## Aim
Work out how many lines hold the string "this". The answer is a single number, nothing more.

## Input data

begin

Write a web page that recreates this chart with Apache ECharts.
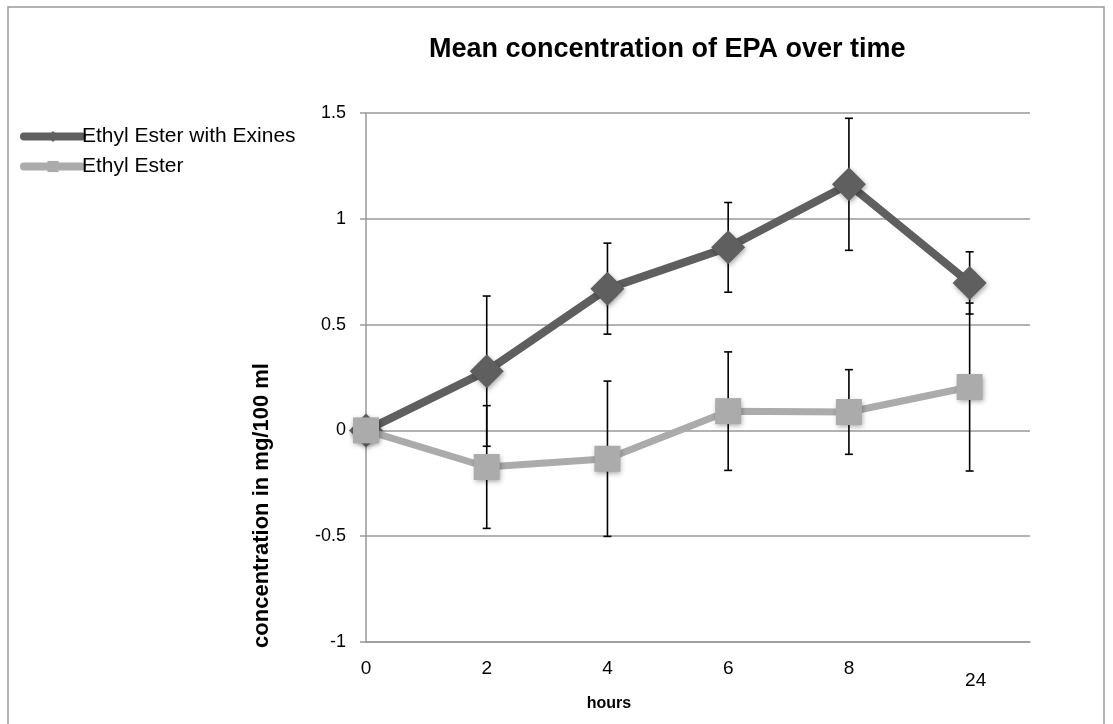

end
begin

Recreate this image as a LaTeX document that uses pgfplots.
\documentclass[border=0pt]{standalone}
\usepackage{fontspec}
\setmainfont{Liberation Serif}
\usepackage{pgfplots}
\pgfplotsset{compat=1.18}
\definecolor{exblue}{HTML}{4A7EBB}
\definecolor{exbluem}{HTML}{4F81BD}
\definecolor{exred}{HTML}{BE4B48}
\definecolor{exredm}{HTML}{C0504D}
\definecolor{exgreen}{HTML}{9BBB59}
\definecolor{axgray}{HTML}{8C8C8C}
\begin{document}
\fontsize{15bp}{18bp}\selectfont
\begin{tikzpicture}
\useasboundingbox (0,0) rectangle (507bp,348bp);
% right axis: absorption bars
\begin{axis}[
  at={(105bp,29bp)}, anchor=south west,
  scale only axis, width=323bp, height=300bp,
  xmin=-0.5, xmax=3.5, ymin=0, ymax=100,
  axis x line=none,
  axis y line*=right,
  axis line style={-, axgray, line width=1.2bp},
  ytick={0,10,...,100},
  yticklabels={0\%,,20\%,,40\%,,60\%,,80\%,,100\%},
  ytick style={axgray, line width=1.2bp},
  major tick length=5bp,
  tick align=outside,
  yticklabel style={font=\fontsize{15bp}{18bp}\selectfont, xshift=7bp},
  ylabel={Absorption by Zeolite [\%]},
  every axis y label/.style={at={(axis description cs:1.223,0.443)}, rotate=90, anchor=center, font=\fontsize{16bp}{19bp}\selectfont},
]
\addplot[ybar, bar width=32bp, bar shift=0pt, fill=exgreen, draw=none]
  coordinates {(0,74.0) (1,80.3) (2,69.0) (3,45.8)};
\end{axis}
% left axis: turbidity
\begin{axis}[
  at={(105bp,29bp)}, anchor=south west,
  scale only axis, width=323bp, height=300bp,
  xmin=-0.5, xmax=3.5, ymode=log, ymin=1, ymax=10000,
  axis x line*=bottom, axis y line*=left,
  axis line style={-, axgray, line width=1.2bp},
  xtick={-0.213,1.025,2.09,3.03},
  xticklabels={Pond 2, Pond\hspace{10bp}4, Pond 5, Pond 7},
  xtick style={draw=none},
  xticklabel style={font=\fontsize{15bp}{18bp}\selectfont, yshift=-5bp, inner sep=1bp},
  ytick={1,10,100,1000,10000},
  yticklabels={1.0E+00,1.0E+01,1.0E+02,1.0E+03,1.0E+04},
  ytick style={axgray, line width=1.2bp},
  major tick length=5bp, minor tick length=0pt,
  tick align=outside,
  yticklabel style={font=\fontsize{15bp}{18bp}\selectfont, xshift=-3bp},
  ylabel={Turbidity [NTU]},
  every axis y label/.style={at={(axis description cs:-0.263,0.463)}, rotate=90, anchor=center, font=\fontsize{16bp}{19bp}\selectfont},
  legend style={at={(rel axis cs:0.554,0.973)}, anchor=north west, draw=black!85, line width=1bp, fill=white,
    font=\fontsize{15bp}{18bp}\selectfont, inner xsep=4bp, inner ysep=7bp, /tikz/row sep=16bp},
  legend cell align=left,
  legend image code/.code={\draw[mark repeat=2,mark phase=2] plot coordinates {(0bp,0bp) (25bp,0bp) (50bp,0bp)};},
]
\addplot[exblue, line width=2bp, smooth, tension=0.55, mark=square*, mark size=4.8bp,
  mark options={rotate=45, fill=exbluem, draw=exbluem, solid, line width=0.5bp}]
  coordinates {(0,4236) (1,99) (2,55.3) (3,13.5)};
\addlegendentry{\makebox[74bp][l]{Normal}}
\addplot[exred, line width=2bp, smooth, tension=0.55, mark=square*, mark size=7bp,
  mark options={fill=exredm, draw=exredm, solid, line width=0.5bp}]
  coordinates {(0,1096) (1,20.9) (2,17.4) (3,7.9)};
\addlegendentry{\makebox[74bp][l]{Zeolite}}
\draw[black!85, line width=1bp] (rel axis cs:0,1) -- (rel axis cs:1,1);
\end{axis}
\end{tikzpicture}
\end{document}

end

## Response
2